Some people are saints. Some people are sinners.
That's just the way it is, and that's the way it will always be. Writers are constantly on the lookout for individuals and their personality quirks. We aren't picky, and we use those gleaned tidbits to build our characters and develop their behavior. These characters are infused into plots depending on how they are needed. It's a little bit like playing God.
Whether someone's behavior is noble or deplorable, we simply observe it and sprinkle our characters with real life mannerisms and attitudes. However, just because these fictional people "live" on the pages of our novels, it does not mean we endorse their behavior.
We merely record it.
In years gone by, readers seemed to understand this better, I think. Perhaps without the intrusion of all the social media and the fast moving world we now exist in, if they picked up a book and read it from cover to cover, they realized it was a story the author had created with characters who could either be emulated or despised. Readers had their opinions about what these story folks had done throughout the plot, then they took from it what they wanted and moved on about life.
Characters in books taught morals to readers and those characters, whether they were naughty or nice, became part of popular culture. Think of Scarlett O'Hara in Gone With the Wind. A spoiled brat for certain. After reading about Scarlett, I'm certain no reader would ever want to try to behave like her. Her selfish desires caused lots of problems. Her example taught readers that if you recklessly use people, you wind up a very sad individual. We could go on and on about fictional or real characters depicted in books or movies and discuss the example they set. Think of Hannibal Lecter and his disgusting cannibalistic tendencies. Think of Captain Ahab in Moby Dick and his dangerous obsession with the whale.
Were the writers who created these characters trying to say they agreed with their misguided behavior? I think not.
These days it seems authors live with the PC police breathing down their necks. Some readers or other critics, I'm not saying all of them, decide what is kosher for a character to do and what is not. When they finish reading the book, they find platforms to voice their opinions and proceed to attack the author, as though the author carried the same skewed psyche as some of their disturbed characters.

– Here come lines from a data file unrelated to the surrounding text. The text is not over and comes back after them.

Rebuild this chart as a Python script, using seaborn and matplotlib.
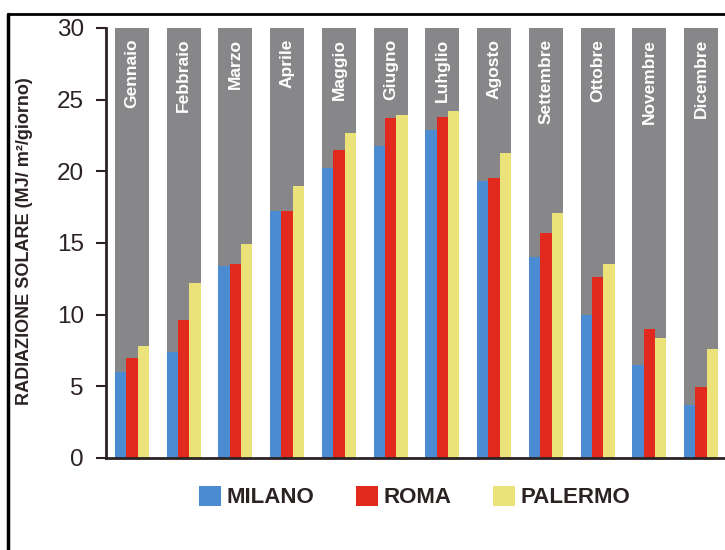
import matplotlib
matplotlib.use("Agg")
import matplotlib.pyplot as plt
from matplotlib.patches import Patch
from matplotlib.lines import Line2D
import seaborn as sns
import pandas as pd

# Daily solar radiation by month (MJ / m² / giorno)
mesi = ["Gennaio", "Febbraio", "Marzo", "Aprile", "Maggio", "Giugno",
        "Luhglio", "Agosto", "Settembre", "Ottobre", "Novembre", "Dicembre"]
citta = ["MILANO", "ROMA", "PALERMO"]
milano = [6.0, 7.4, 13.4, 17.2, 20.2, 21.8, 22.9, 19.3, 14.0, 10.0, 6.5, 3.7]
roma = [7.0, 9.6, 13.5, 17.2, 21.5, 23.7, 23.8, 19.5, 15.7, 12.6, 9.0, 4.95]
palermo = [7.8, 12.2, 14.9, 19.0, 22.7, 23.9, 24.2, 21.3, 17.1, 13.5, 8.4, 7.6]
scala_max = 30
y_ticks = [0, 5, 10, 15, 20, 25, 30]

colori = {"MILANO": "#4a8bd2", "ROMA": "#e2291d", "PALERMO": "#ebe27a"}
grigio = "#87878a"
scuro = "#2b2222"

df = pd.DataFrame({
    "mese": mesi * 3,
    "citta": [c for c in citta for _ in mesi],
    "valore": milano + roma + palermo,
})
sfondo = pd.DataFrame({"mese": mesi, "valore": [scala_max] * len(mesi)})

sns.set_theme(style="white")
plt.rcParams["font.family"] = ["Liberation Sans", "DejaVu Sans"]

fig = plt.figure(figsize=(7.25, 5.5), dpi=100)
ax = fig.add_axes([0.1462, 0.1673, 0.8566, 0.7818])

# grey month columns behind the coloured bars
sns.barplot(data=sfondo, x="mese", y="valore", color=grigio, width=0.66,
            saturation=1, ax=ax, zorder=1)
sns.barplot(data=df, x="mese", y="valore", hue="citta", hue_order=citta,
            palette=colori, width=0.66, saturation=1, dodge=True,
            legend=False, ax=ax, zorder=2)
for p in ax.patches:
    p.set_edgecolor("none")
    p.set_linewidth(0)

for i, m in enumerate(mesi):
    ax.text(i, scala_max - 0.75, m, rotation=90, ha="center", va="top",
            color="white", fontsize=12.5, fontweight="bold", zorder=3)

ax.set_xlim(-0.5, len(mesi) - 0.5)
ax.set_ylim(0, scala_max)
ax.set_yticks(y_ticks)
ax.set_yticklabels([str(t) for t in y_ticks], fontsize=17.5, color=scuro)
ax.set_xticks([])
ax.set_xlabel("")
ax.set_ylabel("RADIAZIONE SOLARE (MJ/ m²/giorno)", fontsize=13,
              fontweight="bold", color=scuro)
ax.yaxis.set_label_coords(-0.118, 0.505)
ax.tick_params(axis="y", left=True, length=7, width=1.5, color=scuro, pad=9)
for s in ["top", "right"]:
    ax.spines[s].set_visible(False)
for s in ["left", "bottom"]:
    ax.spines[s].set_color(scuro)
    ax.spines[s].set_linewidth(2)
ax.set_facecolor("white")

handles = [Patch(facecolor=colori[c], edgecolor="none", label=c) for c in citta]
leg = fig.legend(handles=handles, loc="center", bbox_to_anchor=(0.572, 0.0964),
                 ncol=3, frameon=False, prop={"size": 16, "weight": "bold"},
                 handlelength=1.0, handleheight=1.0, handletextpad=0.25,
                 columnspacing=1.85, labelcolor=scuro)

# outer frame (top and left rules)
fig.add_artist(Line2D([0.011, 1.0], [0.975, 0.975], color="black", lw=2,
                      transform=fig.transFigure))
fig.add_artist(Line2D([0.011, 0.011], [0.0, 0.975], color="black", lw=2.5,
                      transform=fig.transFigure))

fig.savefig("out.png", dpi=100, facecolor="white")
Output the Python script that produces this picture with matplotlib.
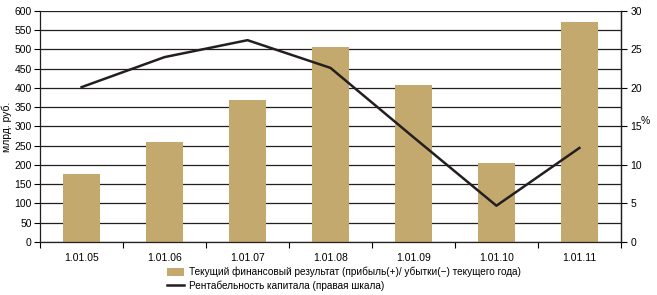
import numpy as np
import matplotlib
matplotlib.use('Agg')
from matplotlib import pyplot as plt

plt.rcParams['font.family'] = ['Liberation Sans', 'DejaVu Sans']

dates = ['1.01.05', '1.01.06', '1.01.07', '1.01.08', '1.01.09', '1.01.10', '1.01.11']
profit = [177, 260, 369, 506, 408, 205, 571]
roe = [20.1, 24.0, 26.2, 22.6, 13.6, 4.7, 12.2]

bar_color = '#c4a96f'
line_color = '#231f20'

fig = plt.figure(figsize=(6.57, 2.95), dpi=100)
ax = fig.add_axes([0.061, 0.18, 0.884, 0.783])
x = np.arange(len(dates))

ax.set_axisbelow(True)
ax.yaxis.grid(True, color=line_color, linewidth=0.9)
bars = ax.bar(x, profit, width=0.45, color=bar_color, zorder=2,
              label='Текущий финансовый результат (прибыль(+)/ убытки(\u2212) текущего года)')
ax.set_ylim(0, 600)
ax.set_yticks(range(0, 601, 50))
ax.set_xlim(-0.5, len(dates) - 0.5)
ax.set_xticks(x)
ax.set_xticklabels(dates)
ax.set_xticks(np.arange(-0.5, len(dates), 1), minor=True)
ax.tick_params(axis='x', which='major', length=0, pad=8)
ax.tick_params(axis='x', which='minor', length=4, width=0.8, direction='out')
ax.tick_params(axis='y', length=4, width=0.8, direction='out', pad=2)
ax.tick_params(labelsize=7.5)
ax.set_ylabel('млрд. руб.', fontsize=7.5, labelpad=2)
ax.spines['top'].set_visible(False)
for s in ax.spines.values():
    s.set_color(line_color)
    s.set_linewidth(0.9)

ax2 = ax.twinx()
line, = ax2.plot(x, roe, color=line_color, linewidth=1.8,
                 label='Рентабельность капитала (правая шкала)')
ax2.set_ylim(0, 30)
ax2.set_yticks(range(0, 31, 5))
ax2.tick_params(axis='y', length=4, width=0.8, direction='out', labelsize=7.5, pad=3)
ax2.spines['top'].set_visible(False)
ax2.spines['left'].set_visible(False)
ax2.spines['bottom'].set_visible(False)
ax2.spines['right'].set_color(line_color)
ax2.spines['right'].set_linewidth(0.9)
fig.text(0.982, 0.59, '%', fontsize=7.5, ha='center', va='center')

fig.legend([bars, line], [bars.get_label(), line.get_label()],
           loc='upper left', bbox_to_anchor=(0.247, 0.112), frameon=False,
           fontsize=7.2, handlelength=1.7, handleheight=0.8,
           labelspacing=0.3, borderpad=0, handletextpad=0.5)

fig.savefig('out.png', dpi=100)
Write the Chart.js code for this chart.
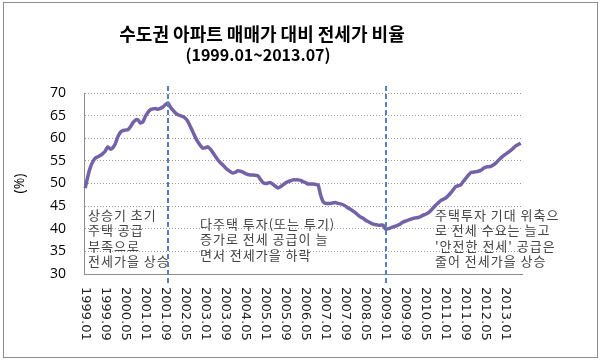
<!DOCTYPE html>
<html>
<head>
<meta charset="utf-8">
<script src="https://cdn.jsdelivr.net/npm/chart.js@4.4.0/dist/chart.umd.min.js"></script>
<style>
  body{margin:0;background:#fff;}
  #wrap{width:600px;height:361px;}
</style>
</head>
<body>
<div id="wrap"><canvas id="chart" width="600" height="361"></canvas></div>
<script>
// 전세가 비율 (%) 1999.01 ~ 2013.07, monthly
var ratio=[
	49.0,51.5,53.5,54.8,55.6,55.9,56.2,56.6,57.2,58.1,57.6,57.9,
	58.8,60.3,61.3,61.7,61.8,61.9,62.5,63.4,64.0,64.1,63.4,63.6,
	64.8,65.7,66.3,66.5,66.6,66.4,66.6,66.9,67.4,67.8,66.9,66.2,
	65.6,65.2,65.0,64.8,64.4,63.7,62.6,61.4,60.2,59.2,58.4,57.8,
	57.9,58.1,57.6,56.8,56.0,55.2,54.6,54.1,53.5,53.0,52.6,52.3,
	52.5,52.8,52.7,52.5,52.2,52.0,51.9,51.9,51.8,51.7,50.9,50.2,
	50.0,50.1,50.2,49.8,49.4,49.0,49.3,49.7,50.1,50.4,50.6,50.8,
	50.8,50.8,50.7,50.4,50.2,49.9,49.9,49.9,49.8,49.7,47.5,46.0,
	45.6,45.6,45.6,45.7,45.8,45.6,45.5,45.3,45.0,44.6,44.3,43.9,
	43.5,43.0,42.6,42.3,41.9,41.6,41.3,41.0,40.9,40.8,40.8,40.8,
	39.9,40.0,40.2,40.4,40.6,40.8,41.1,41.5,41.7,41.9,42.1,42.3,
	42.4,42.5,42.7,43.0,43.2,43.5,44.0,44.6,45.2,45.7,46.2,46.5,
	46.8,47.3,47.9,48.6,49.3,49.5,49.7,50.4,51.1,51.8,52.4,52.5,
	52.6,52.7,52.9,53.3,53.6,53.7,53.8,54.1,54.5,55.1,55.6,56.1,
	56.5,56.9,57.3,57.8,58.3,58.6,58.9
];
var tickLabels=["1999.01","1999.09","2000.05","2001.01","2001.09","2002.05","2003.01","2003.09",
	"2004.05","2005.01","2005.09","2006.05","2007.01","2007.09","2008.05","2009.01","2009.09",
	"2010.05","2011.01","2011.09","2012.05","2013.01"];
var markLines=[33,120]; // 2001.10, 2009.01
var notes=[
	{x:88,y:215,lines:["상승기 초기","주택 공급","부족으로","전세가을 상승"]},
	{x:200,y:224,lines:["다주택 투자(또는 투기)","증가로 전세 공급이 늘","면서 전세가을 하락"]},
	{x:435,y:215,lines:["주택투자 기대 위축으","로 전세 수요는 늘고","'안전한 전세' 공급은","줄어 전세가을 상승"]}
];

var months=[];
for(var i=0;i<ratio.length;i++){
	var y=1999+Math.floor(i/12),m=i%12+1;
	months.push(y+"."+(m<10?"0"+m:m));
}

var extras={
	id:"extras",
	beforeDraw:function(chart){
		var ctx=chart.ctx;
		ctx.save();
		ctx.fillStyle="#fff";
		ctx.fillRect(0,0,chart.width,chart.height);
		ctx.strokeStyle="#8c8c8c";
		ctx.lineWidth=1;
		ctx.strokeRect(3.5,2.5,594,355);
		ctx.fillStyle="#000";
		ctx.textAlign="center";
		ctx.textBaseline="middle";
		ctx.font="bold 18px 'Noto Sans CJK KR'";
		ctx.fillText("수도권 아파트 매매가 대비 전세가 비율",262,34);
		ctx.font="bold 16px 'Noto Sans CJK KR'";
		ctx.fillText("(1999.01~2013.07)",258,55);
		ctx.restore();
	},
	afterDatasetsDraw:function(chart){
		var ctx=chart.ctx,xs=chart.scales.x;
		ctx.save();
		ctx.strokeStyle="#5582bb";
		ctx.lineWidth=2;
		ctx.setLineDash([5,3]);
		markLines.forEach(function(idx){
			var px=Math.round(xs.getPixelForValue(idx));
			ctx.beginPath();
			ctx.moveTo(px,86);
			ctx.lineTo(px,285);
			ctx.stroke();
		});
		ctx.restore();
	},
	afterDraw:function(chart){
		var ctx=chart.ctx,xs=chart.scales.x;
		ctx.save();
		ctx.fillStyle="#222";
		ctx.font="13px 'DejaVu Sans'";
		ctx.textAlign="left";
		ctx.textBaseline="middle";
		for(var k=0;k<tickLabels.length;k++){
			var px=xs.getPixelForValue(k*8);
			ctx.save();
			ctx.translate(px,287);
			ctx.rotate(Math.PI/2);
			ctx.fillText(tickLabels[k],0,0);
			ctx.restore();
		}
		ctx.fillStyle="#444";
		ctx.font="13px 'Noto Sans CJK KR'";
		ctx.letterSpacing="1px";
		notes.forEach(function(n){
			for(var j=0;j<n.lines.length;j++){
				ctx.fillText(n.lines[j],n.x,n.y+j*15.5);
			}
		});
		ctx.restore();
	}
};

new Chart("chart",{
	type:"line",
	data:{
		labels:months,
		datasets:[{
			data:ratio,
			borderColor:"#7462a6",
			borderWidth:3.5,
			pointRadius:0,
			tension:0.2,
			fill:false
		}]
	},
	options:{
		responsive:false,
		animation:false,
		devicePixelRatio:1,
		layout:{padding:{left:0,right:78,top:93,bottom:0}},
		plugins:{legend:{display:false},tooltip:{enabled:false}},
		scales:{
			x:{
				offset:true,
				grid:{display:false},
				border:{display:true,color:"#8c8c8c",width:1},
				ticks:{display:false},
				afterFit:function(s){s.height=87;}
			},
			y:{
				min:30,max:70,
				ticks:{stepSize:5,color:"#000",padding:18,font:{family:"'Open Sans'",size:14}},
				grid:{color:"#9a9a9a",drawTicks:false,lineWidth:1},
				border:{display:true,color:"#8c8c8c",width:1,dash:[1,2]},
				title:{display:true,text:"(%)",color:"#000",font:{family:"'Open Sans'",size:14},padding:{top:12,bottom:0}},
				afterFit:function(s){s.width=84;}
			}
		}
	},
	plugins:[extras]
});
</script>
</body>
</html>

Authors not only have to open a vein and bleed out the story, they must now face possible "stoning" from certain members of the public who want to believe they also behave as deplorably as and despicably as the people who perpetrate evil and ignorance in their novels. Instead of being able to weed out the moral of the story, and seeing how terrible people eventually receive terrible justice, some readers choose to publically whip the author for daring to reveal the atrocities that lurk in human nature.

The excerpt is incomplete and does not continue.